Their argument goes something like this: Gulf states do not tolerate criticism or dissent and an educated constituency is a critical one and a critical constituency is a troublesome one, which in turn explains the keeping of compulsory education fairly polytechnic in the region. Make sense, right? Sure, until you apply it to China.

Global competitiveness

According to the UK’s Royal Society, China pushed the UK to third place and is poised to surpass the US and take first place in the number of scientific papers published by 2013. Moreover, the Economist’s democracy index ranks China at 136th out of 167 states while GCC states’ ranking ranges between 114th (Kuwait) and 160th (Saudi Arabia).

So here is the quintessential question: If China, which runs its house just as tightly as the Gulf states do, can recognise that research innovation and science and maths high-scoring students are directly correlated to its global competitiveness and sustainability why can’t the Gulf? The Chinese must have realised that the competitive advantage of scientific prowess outweighs whatever risks of dissent that could come with it.

For too long, improving the state of education, reversing the decline of cultural production and incubating entrepreneurs has failed in the Gulf.

This has mainly been due to its approach as Government Social Responsibility Programmer (GSR) lip service. Addressing failings in these crucial engines of both the societies and the economies of the Gulf is of existential urgency.

Where we stand in the world today is mostly due to how important oil and gas have been and continue to be. Moving forward, unless we re-evaluate our approach to innovation, research and education, our significance in the world will continue to be dominated primarily by our energy reserves. As China and its urban population grow so do its energy needs. And the Chinese differ from the Americans in how they weigh foreign and domestic considerations, i.e. the Chinese will not depend on fossil fuels forever and will look for alternative methods to fuel their economy and population. In fact, Bloomberg recently reported a five-fold increase in green energy investments from 2004 and 2010 to $243 billion(Dh891.8 billion) of which one- fifth was in China — which itself had increased 30 per cent from 2009.

Released last month, the Royal Society’s report Knowledge, Networks and Nations demonstrates just how far Gulf states are lagging behind their own neighbors. For example: While Turkey’s annual growth in GDP spend on R&D between 1996-2007 has been just under 7 per cent, Saudi’s has been -2 percent, which has left its R&D spend at 0.04 per cent of its GDP in 2007, while Turkey’s increased from 0.28 per cent to 0.72 per cent. Worth noting that the number of scientific publications in Iran jumped from 736 in 1996 to 13,238 in 2008 which made it the world’s fastest growing country in terms of scientific publications during that period. Furthermore, in 2009, Iran announced a ‘comprehensive plan for science’ that focuses on higher education and stronger links between industry and academia. By 2030, Iran aims to increase its R&D spend to 4 per cent of GDP (0.59 per cent in 2006) and its education spend to 7 per cent of GDP from (5.49 per cent in 2007).
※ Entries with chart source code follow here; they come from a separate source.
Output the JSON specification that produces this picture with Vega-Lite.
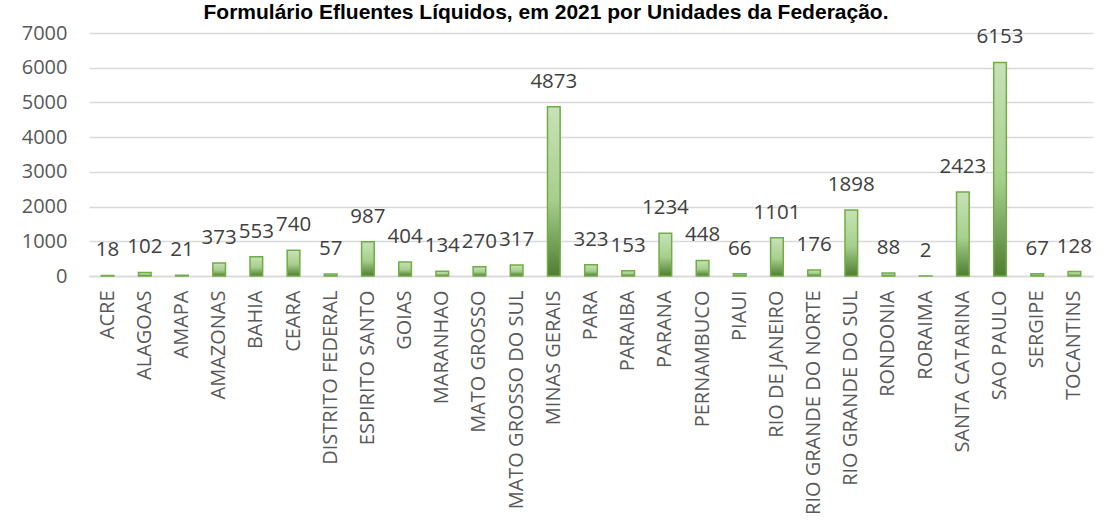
{
  "$schema": "https://vega.github.io/schema/vega-lite/v6.json",
  "width": 1004,
  "height": 243,
  "padding": {"left": 21, "top": 2, "right": 9, "bottom": 0},
  "background": "white",
  "title": {
    "text": "Formulário Efluentes Líquidos, em 2021 por Unidades da Federação.",
    "font": "Liberation Sans",
    "fontSize": 21,
    "fontWeight": "bold",
    "color": "#000000",
    "anchor": "middle",
    "dx": -45,
    "offset": 0
  },
  "data": {
    "values": [
      {"uf": "ACRE", "n": 18},
      {"uf": "ALAGOAS", "n": 102},
      {"uf": "AMAPA", "n": 21},
      {"uf": "AMAZONAS", "n": 373},
      {"uf": "BAHIA", "n": 553},
      {"uf": "CEARA", "n": 740},
      {"uf": "DISTRITO FEDERAL", "n": 57},
      {"uf": "ESPIRITO SANTO", "n": 987},
      {"uf": "GOIAS", "n": 404},
      {"uf": "MARANHAO", "n": 134},
      {"uf": "MATO GROSSO", "n": 270},
      {"uf": "MATO GROSSO DO SUL", "n": 317},
      {"uf": "MINAS GERAIS", "n": 4873},
      {"uf": "PARA", "n": 323},
      {"uf": "PARAIBA", "n": 153},
      {"uf": "PARANA", "n": 1234},
      {"uf": "PERNAMBUCO", "n": 448},
      {"uf": "PIAUI", "n": 66},
      {"uf": "RIO DE JANEIRO", "n": 1101},
      {"uf": "RIO GRANDE DO NORTE", "n": 176},
      {"uf": "RIO GRANDE DO SUL", "n": 1898},
      {"uf": "RONDONIA", "n": 88},
      {"uf": "RORAIMA", "n": 2},
      {"uf": "SANTA CATARINA", "n": 2423},
      {"uf": "SAO PAULO", "n": 6153},
      {"uf": "SERGIPE", "n": 67},
      {"uf": "TOCANTINS", "n": 128}
    ]
  },
  "encoding": {
    "x": {
      "field": "uf",
      "type": "nominal",
      "sort": null,
      "scale": {"paddingInner": 0.66, "paddingOuter": 0.33},
      "axis": {
        "title": null,
        "labelAngle": -90,
        "labelFont": "Open Sans",
        "labelFontSize": 20,
        "labelColor": "#595959",
        "labelPadding": 14,
        "ticks": false,
        "domainColor": "#d9d9d9",
        "domainWidth": 1.5,
        "labelLimit": 400
      }
    },
    "y": {
      "field": "n",
      "type": "quantitative",
      "scale": {"domain": [0, 7000]},
      "axis": {
        "title": null,
        "format": "d",
        "values": [0, 1000, 2000, 3000, 4000, 5000, 6000, 7000],
        "labelFont": "Open Sans",
        "labelFontSize": 20,
        "labelColor": "#595959",
        "labelPadding": 22,
        "ticks": false,
        "domain": false,
        "gridColor": "#d9d9d9",
        "gridWidth": 1.5
      }
    }
  },
  "layer": [
    {
      "mark": {
        "type": "bar",
        "stroke": "#70ad47",
        "strokeWidth": 1.5,
        "color": {
          "gradient": "linear",
          "x1": 0, "y1": 0, "x2": 0, "y2": 1,
          "stops": [
            {"offset": 0, "color": "#c8e2b7"},
            {"offset": 0.55, "color": "#a6cf8c"},
            {"offset": 1, "color": "#4f7d31"}
          ]
        }
      }
    },
    {
      "mark": {
        "type": "text",
        "baseline": "alphabetic",
        "dy": -19,
        "font": "Open Sans",
        "fontSize": 20.5,
        "color": "#404040"
      },
      "encoding": {"text": {"field": "n", "type": "quantitative"}}
    }
  ],
  "config": {"view": {"stroke": null}}
}
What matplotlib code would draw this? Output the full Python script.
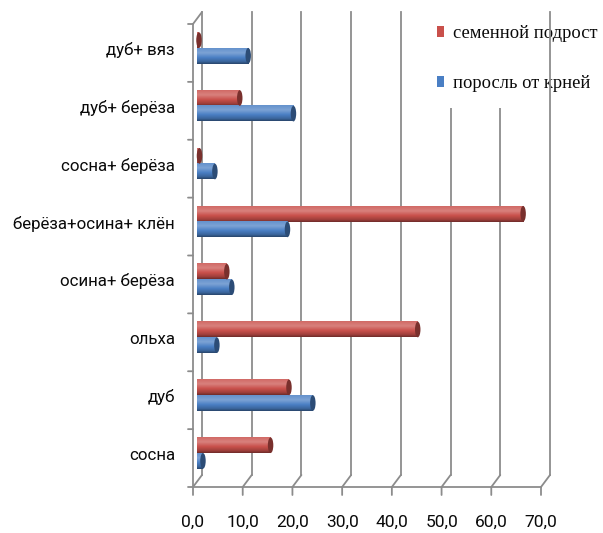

Moral of the story: a multi-polar world is one of few constants and fast changing variables. What decades we have of oil and gas as the predominant source of energy, we must use to transform our human assets from liability to equity. The sooner we recognise and begin to address the dismal state of education and research production the more probable the Gulf’s opportunity to remain significant in the multi-polar world that is emerging before us.

We’ve missed a couple of trains already but we’re still at the station.